I'm trying to solve the following problem by induction but I'm getting stuck.
For positive integers $a$ and $b$, define $$f(a,b) = \frac{a}{b} + \frac{b}{a} + \frac{1}{ab}.$$ If $f(a,b)$ is an integer, prove that it is a multiple of 3.
Proof by induction on a:
Base case: $a=1$
$$f(1,b) = \frac{1}{b} + \frac{b}{1} + \frac{1}{b} = \frac{2}{b} + b$$ Since $f(1,b)$ is an integer than $\frac{2}{b}$ must be an integer and $b\in\{1,2\}$ . Then $f(1,b) = 3$.
Inductive hypothesis: Assume for some integer $k \ge 1,$ $$f(k,b) = \frac{k}{b} + \frac{b}{k} + \frac{1}{kb}$$ is an integer and is a multiple of 3.
I want to show that $f(k+1,b)$ is also a multiple of 3. Then
$$f(k+1,b) = \frac{k+1}{b} + \frac{b}{k+1} + \frac{1}{(k+1)(b)} = \cdots.$$
And this is where I get stuck. I know there are other ways to solve this problem but I wanted to try it by induction. Hope someone can help with this! Thanks.
Note that $$f(a,b)=\frac{a^2+b^2+1}{ab}$$ So, if $ab\mid a^2+b^2+1$, then $f(a,b)$ is an integer.
Note that $a^2\equiv0,1\pmod3$.
If $3\mid a$, then $$a^2\equiv0\pmod3\to a^2+b^2+1\equiv1,2\pmod3$$so $3$ doesn't divide it, but $3\mid ab$. This implies that $f(a,b)$ is not an integer. The same analysis holds when $3\mid b$.
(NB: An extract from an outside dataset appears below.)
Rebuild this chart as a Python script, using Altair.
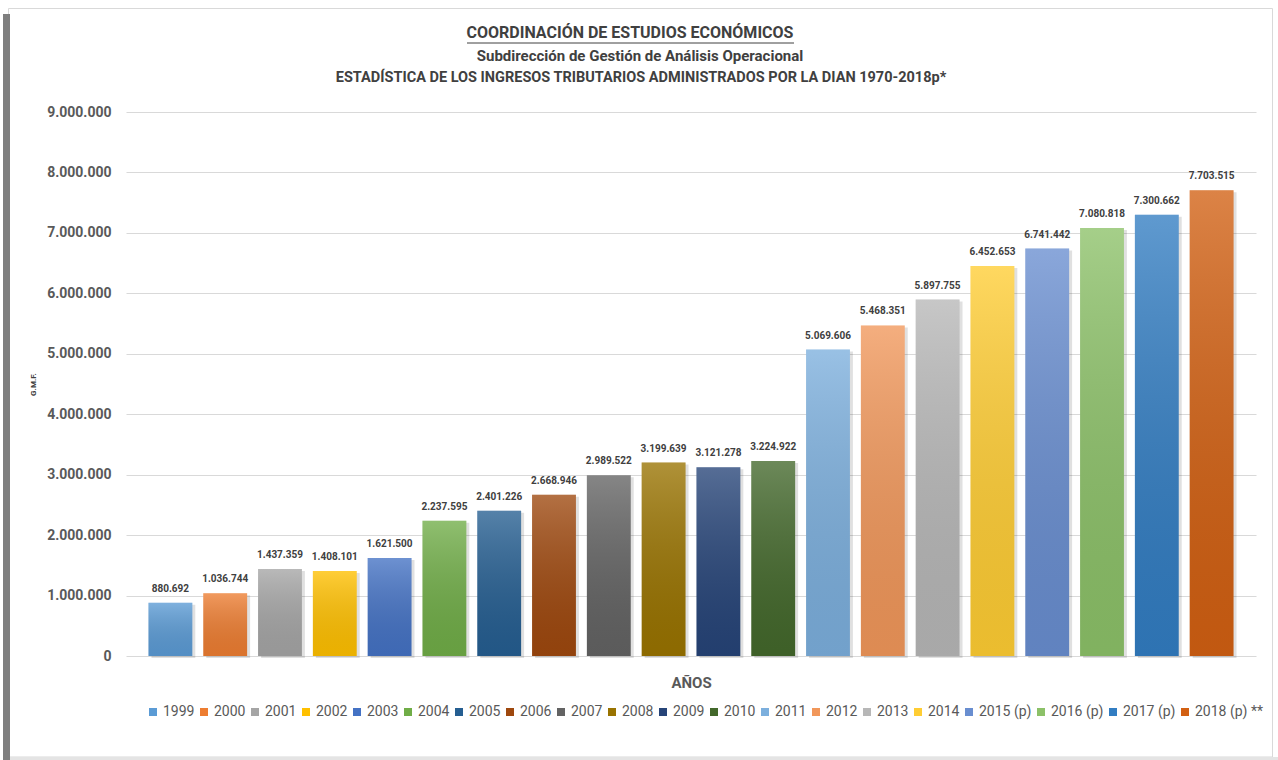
import altair as alt
import pandas as pd

YEARS = ["1999", "2000", "2001", "2002", "2003", "2004", "2005", "2006", "2007", "2008",
         "2009", "2010", "2011", "2012", "2013", "2014", "2015", "2016", "2017", "2018"]
LABELS = ["1999", "2000", "2001", "2002", "2003", "2004", "2005", "2006", "2007", "2008",
          "2009", "2010", "2011", "2012", "2013", "2014", "2015 (p)", "2016 (p)", "2017 (p)",
          "2018 (p) **"]
VALUES = [880692, 1036744, 1437359, 1408101, 1621500, 2237595, 2401226, 2668946, 2989522,
          3199639, 3121278, 3224922, 5069606, 5468351, 5897755, 6452653, 6741442, 7080818,
          7300662, 7703515]
COLORS = ["#5B9BD5", "#ED7D31", "#A5A5A5", "#FFC000", "#4472C4", "#70AD47", "#255E91",
          "#9E480E", "#636363", "#997300", "#264478", "#43682B", "#7CAFDD", "#F1975A",
          "#B7B7B7", "#FFCD33", "#698ED0", "#8CC168", "#327DC2", "#D26012"]
TITLE_LINES = ["COORDINACIÓN DE ESTUDIOS ECONÓMICOS",
               "Subdirección de Gestión de Análisis Operacional",
               "ESTADÍSTICA DE LOS INGRESOS TRIBUTARIOS ADMINISTRADOS POR LA DIAN 1970-2018p*"]
Y_TICKS = [0, 1000000, 2000000, 3000000, 4000000, 5000000, 6000000, 7000000, 8000000, 9000000]


def fmt(v):
    return f"{v:,}".replace(",", ".")


df = pd.DataFrame({"year": YEARS, "label": LABELS, "value": VALUES,
                   "text": [fmt(v) for v in VALUES]})

FONT = "Roboto, Liberation Sans, sans-serif"
W, H = 1130, 544
OX, OY = 126, 112  # plot origin on the page

x = alt.X("year:N", sort=YEARS,
          scale=alt.Scale(paddingInner=0.2, paddingOuter=0.41),
          axis=alt.Axis(labels=False, ticks=False, domain=False, title="AÑOS",
                        titleFont=FONT, titleFontSize=15, titleFontWeight="bold",
                        titleColor="#595959", titlePadding=19))
y = alt.Y("value:Q", scale=alt.Scale(domain=[0, 9000000], nice=False),
          axis=alt.Axis(values=Y_TICKS,
                        labelExpr="replace(replace(format(datum.value, ','), ',', '.'), ',', '.')",
                        labelFont=FONT, labelFontSize=14, labelFontWeight="bold",
                        labelColor="#595959", labelPadding=15, ticks=False, domain=False,
                        gridColor="#D9D9D9", gridWidth=1,
                        title="G.M.F.", titleFont=FONT, titleFontSize=8,
                        titleFontWeight="bold", titleColor="#404040",
                        titleX=37 - OX, titleY=272))

base = alt.Chart(df)

shadow = base.mark_bar(color="#000000", opacity=0.12, xOffset=3, x2Offset=3, yOffset=2).encode(x=x, y=y)

bars = base.mark_bar().encode(
    x=x, y=y,
    color=alt.Color("label:N", sort=LABELS,
                    scale=alt.Scale(domain=LABELS, range=COLORS),
                    legend=alt.Legend(orient="none", legendX=20, legendY=593,
                                      direction="horizontal", columns=20, title=None,
                                      symbolType="square", symbolSize=64,
                                      symbolStrokeWidth=0, labelFont=FONT,
                                      labelFontSize=14, labelColor="#595959",
                                      labelOffset=3, columnPadding=2, padding=0)))

overlay = base.mark_bar(color=alt.Gradient(
    gradient="linear", x1=0, y1=0, x2=0, y2=1,
    stops=[alt.GradientStop(offset=0, color="rgba(255,255,255,0.22)"),
           alt.GradientStop(offset=1, color="rgba(0,0,0,0.08)")])).encode(x=x, y=y)

labels = base.mark_text(dy=-11, baseline="alphabetic", font=FONT, fontSize=10,
                        fontWeight="bold", color="#404040").encode(x=x, y=y, text="text:N")

one = pd.DataFrame({"k": [0]})
deco = alt.Chart(one)

bounds = deco.mark_rect(opacity=0).encode(
    x=alt.value(-OX), x2=alt.value(1278 - OX), y=alt.value(-OY), y2=alt.value(760 - OY))
frame = deco.mark_rect(filled=False, stroke="#D9D9D9", strokeWidth=1).encode(
    x=alt.value(8.5 - OX), x2=alt.value(1272.5 - OX), y=alt.value(8.5 - OY), y2=alt.value(757 - OY))
bottom_band = deco.mark_rect(color="#E4E4E4").encode(
    x=alt.value(10 - OX), x2=alt.value(1278 - OX), y=alt.value(757 - OY), y2=alt.value(760 - OY))
strip = deco.mark_rect(color="#7F7F7F").encode(
    x=alt.value(3 - OX), x2=alt.value(10 - OX), y=alt.value(14 - OY), y2=alt.value(760 - OY))

title_layers = []
for line, xx, yy, fs in zip(TITLE_LINES, [630, 640, 641], [33, 56, 78], [16, 15, 14.5]):
    title_layers.append(
        deco.mark_text(font=FONT, fontSize=fs, fontWeight="bold", color="#404040",
                       align="center", baseline="middle").encode(
            x=alt.value(xx - OX), y=alt.value(yy - OY), text=alt.value(line)))

underline = deco.mark_rule(color="#404040", strokeWidth=1).encode(
    x=alt.value(467 - OX), x2=alt.value(794 - OX), y=alt.value(43 - OY))

chart = alt.layer(bounds, frame, bottom_band, strip, shadow, bars, overlay, labels,
                  *title_layers, underline).properties(
    width=W, height=H, padding=0, background="white"
).configure_view(stroke=None)

chart.save("out.html", embed_options={"renderer": "svg", "actions": False})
So, $f(a,b)$ can only be an integer if $3\not\mid a,b$. But, that implies that $a^2,b^2\equiv1\pmod3$, which implies that $$a^2+b^2+1\equiv3\equiv0\pmod3$$i.e., $a^2+b^2+1$ is divisible by $3$, but $3\not\mid ab$. So, $f(a,b)$, if it is an integer, divides $3$.